I loved to watch her. She would walk in a room and people would stand at attention. The thing about modeling that no one ever talks about, is that it takes real discipline to do it everyday – and she taught me that. It’s an art, but it’s also like being an athlete. There is a conditioning and a competitiveness to it.
She liked me, for some reason. (Well, I know the reason I think.) I showed that I respected her, I listened to her rules, and I followed them. Currently, I’m not as tough as Ms. Ivon was, but I have my moments. There is a place you arrive at, when you’ve completed the transition into adulthood and start demanding respect from young people, for who you are and what you’ve accomplished. Out of the blue, a server will greet me with some slang – and my inner Nena comes out. “Excuse me? What did you say?” (I do it with my daughter too.)
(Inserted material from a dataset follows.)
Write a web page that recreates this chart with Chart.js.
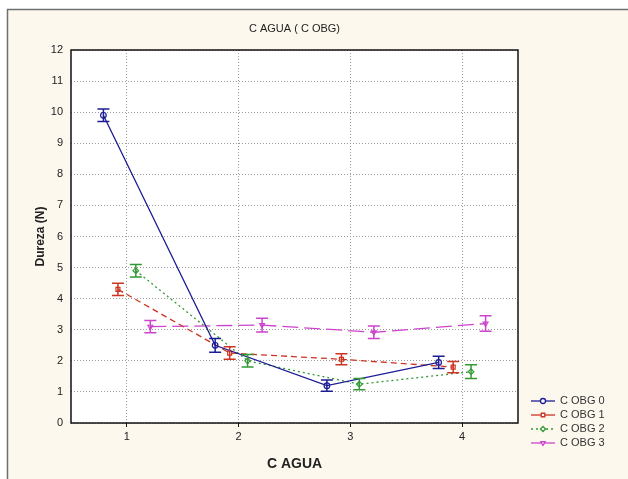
<!DOCTYPE html>
<html>
<head>
<meta charset="utf-8">
<script src="https://cdn.jsdelivr.net/npm/chart.js@4"></script>
<style>
  html, body { margin: 0; padding: 0; background: #ffffff; }
  #wrap { width: 628px; height: 479px; position: relative; }
</style>
</head>
<body>
<div id="wrap"><canvas id="myChart" width="628" height="479"></canvas></div>
<script>
// categories on the x axis (C AGUA) and the offset each series is drawn at
const categories = [1, 2, 3, 4];
const seriesNames = ["C OBG 0", "C OBG 1", "C OBG 2", "C OBG 3"];
const seriesOffsets = [-0.21, -0.08, 0.08, 0.21];

// Dureza (N) means
const cobg0 = [9.9, 2.5, 1.2, 1.95];
const cobg1 = [4.3, 2.25, 2.05, 1.8];
const cobg2 = [4.9, 2.0, 1.25, 1.65];
const cobg3 = [3.1, 3.15, 2.92, 3.2];

// half length of the error bars
const err0 = [0.2, 0.22, 0.18, 0.2];
const err1 = [0.2, 0.2, 0.18, 0.18];
const err2 = [0.2, 0.2, 0.18, 0.22];
const err3 = [0.2, 0.22, 0.2, 0.25];

const yTicks = [0, 1, 2, 3, 4, 5, 6, 7, 8, 9, 10, 11, 12];

const values = [cobg0, cobg1, cobg2, cobg3];
const errors = [err0, err1, err2, err3];
const colors = ["#1c1c96", "#cc3322", "#339933", "#cc44cc"];
const dashes = [[], [6, 4], [2, 3], [16, 6]];
const markers = ["circle", "rect", "rectRot", "triangle"];
const rotations = [0, 0, 0, 180];

const toPoints = (vals, off) =>
  categories.map((c, i) => ({ x: c + off, y: vals[i] }));

const datasets = values.map((vals, s) => ({
  label: seriesNames[s],
  data: toPoints(vals, seriesOffsets[s]),
  borderColor: colors[s],
  backgroundColor: "#ffffff",
  borderWidth: 1.3,
  borderDash: dashes[s],
  pointStyle: markers[s],
  pointRotation: rotations[s],
  pointRadius: 2.8,
  pointBorderWidth: 1.2,
  pointBorderColor: colors[s],
  pointBackgroundColor: "rgba(255,255,255,0)",
  tension: 0,
  errors: errors[s]
}));

// page background, outer frame and white plot area
const bgPlugin = {
  id: "bg",
  beforeDraw(chart) {
    const { ctx, chartArea } = chart;
    ctx.save();
    ctx.fillStyle = "#fdf8ee";
    ctx.fillRect(7, 9, chart.width - 7, chart.height - 9);
    ctx.strokeStyle = "#6b6f73";
    ctx.lineWidth = 1.5;
    ctx.beginPath();
    ctx.moveTo(7.5, chart.height);
    ctx.lineTo(7.5, 9.5);
    ctx.lineTo(chart.width, 9.5);
    ctx.stroke();
    ctx.fillStyle = "#ffffff";
    ctx.fillRect(chartArea.left, chartArea.top,
      chartArea.right - chartArea.left, chartArea.bottom - chartArea.top);
    ctx.restore();
  },
  afterDraw(chart) {
    const { ctx, chartArea } = chart;
    ctx.save();
    ctx.strokeStyle = "#111111";
    ctx.lineWidth = 1.5;
    ctx.strokeRect(chartArea.left, chartArea.top,
      chartArea.right - chartArea.left, chartArea.bottom - chartArea.top);
    ctx.restore();
  }
};

// error bars with caps, placed through the chart scales
const errorBarPlugin = {
  id: "errorBars",
  afterDatasetsDraw(chart) {
    const { ctx, scales } = chart;
    ctx.save();
    chart.data.datasets.forEach((ds) => {
      ctx.strokeStyle = ds.borderColor;
      ctx.lineWidth = 1.5;
      ctx.setLineDash([]);
      ds.data.forEach((p, i) => {
        const x = scales.x.getPixelForValue(p.x);
        const yHi = scales.y.getPixelForValue(p.y + ds.errors[i]);
        const yLo = scales.y.getPixelForValue(p.y - ds.errors[i]);
        ctx.beginPath();
        ctx.moveTo(x, yHi);
        ctx.lineTo(x, yLo);
        ctx.moveTo(x - 6, yHi);
        ctx.lineTo(x + 6, yHi);
        ctx.moveTo(x - 6, yLo);
        ctx.lineTo(x + 6, yLo);
        ctx.stroke();
      });
    });
    ctx.restore();
  }
};

// legend with line samples in the lower right margin
const legendPlugin = {
  id: "sideLegend",
  afterDraw(chart) {
    const { ctx, chartArea } = chart;
    ctx.save();
    ctx.font = "11px 'Liberation Sans', Arial, sans-serif";
    ctx.textBaseline = "middle";
    chart.data.datasets.forEach((ds, s) => {
      const y = 401 + s * 14;
      const x0 = chartArea.right + 13;
      ctx.strokeStyle = ds.borderColor;
      ctx.lineWidth = 1.3;
      ctx.setLineDash(s === 2 ? [2, 3] : []);
      ctx.beginPath();
      ctx.moveTo(x0, y);
      ctx.lineTo(x0 + 24, y);
      ctx.stroke();
      ctx.setLineDash([]);
      ctx.fillStyle = "#ffffff";
      Chart.helpers.drawPoint(ctx, {
        pointStyle: ds.pointStyle, rotation: ds.pointRotation,
        radius: 2.5, borderWidth: 1.2
      }, x0 + 12, y);
      ctx.fillStyle = "#333333";
      ctx.fillText(ds.label, x0 + 29, y);
    });
    ctx.restore();
  }
};

const ctx = document.getElementById("myChart").getContext("2d");
const myChart = new Chart(ctx, {
  type: "line",
  data: { datasets: datasets },
  plugins: [bgPlugin, errorBarPlugin, legendPlugin],
  options: {
    responsive: false,
    animation: false,
    layout: { padding: { left: 10, right: 110, top: 10, bottom: 4 } },
    plugins: {
      legend: { display: false },
      tooltip: { enabled: false },
      title: {
        display: true,
        text: "C AGUA ( C OBG)",
        fullSize: false,
        color: "#222222",
        font: { family: "'Liberation Sans', Arial, sans-serif", size: 11, weight: "normal" },
        padding: { top: 12.4, bottom: 14.4 }
      }
    },
    scales: {
      x: {
        type: "linear",
        min: 0.5,
        max: 4.5,
        afterFit: (scale) => { scale.height = 52; },
        afterBuildTicks: (scale) => {
          scale.ticks = categories.map((v) => ({ value: v }));
        },
        border: { display: false, dash: [1, 2] },
        grid: {
          color: "#9a9a9a",
          lineWidth: 1,
          tickLength: 4,
          tickColor: "#111111"
        },
        ticks: {
          color: "#222222",
          padding: 3,
          font: { family: "'Liberation Sans', Arial, sans-serif", size: 11 }
        },
        title: {
          display: true,
          text: "C AGUA",
          color: "#222222",
          font: { family: "'Liberation Sans', Arial, sans-serif", size: 14, weight: "bold" },
          padding: { top: 0, bottom: 2 }
        }
      },
      y: {
        min: 0,
        max: 12,
        afterFit: (scale) => { scale.width = 61; },
        afterBuildTicks: (scale) => {
          scale.ticks = yTicks.map((v) => ({ value: v }));
        },
        border: { display: false, dash: [1, 2] },
        grid: {
          color: "#9a9a9a",
          lineWidth: 1,
          drawTicks: false
        },
        ticks: {
          color: "#222222",
          padding: 8,
          font: { family: "'Liberation Sans', Arial, sans-serif", size: 11 }
        },
        title: {
          display: true,
          text: "Dureza (N)",
          color: "#222222",
          font: { family: "'Liberation Sans', Arial, sans-serif", size: 12, weight: "bold" },
          padding: { top: 23, bottom: 0 }
        }
      }
    }
  }
});
</script>
</body>
</html>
Nonetheless, Nena gave me my first break. She was the reason I worked every day. I remember when Oscar de la Renta was in town and he booked me for his show. After I got off the runway, I went to a payphone (yep!) and called my booker to tell her it went well. On the other line with her, was Ms. Ivon. She said – and I quote, because I’ll never forget it: “You can’t take your eyes off Jenny, when she’s on the runway. I want to hire her for everything.” After that phone call, I began working for her (and everyone else) for the next ten years.
My story’s not as grand as other globe-trotting models. But, at that moment, I had to stop and say to myself: “Well, if this fashion icon believes in me – maybe I should, too. Maybe I can do this.” One day I’d like to be able to do that for someone. To help them find inspiration – while being screamed at and told they are worthless, (a nena note, again perception is everything, I didn’t scream at my models nor ever told them they were worthless, why would I have booked them?!!).”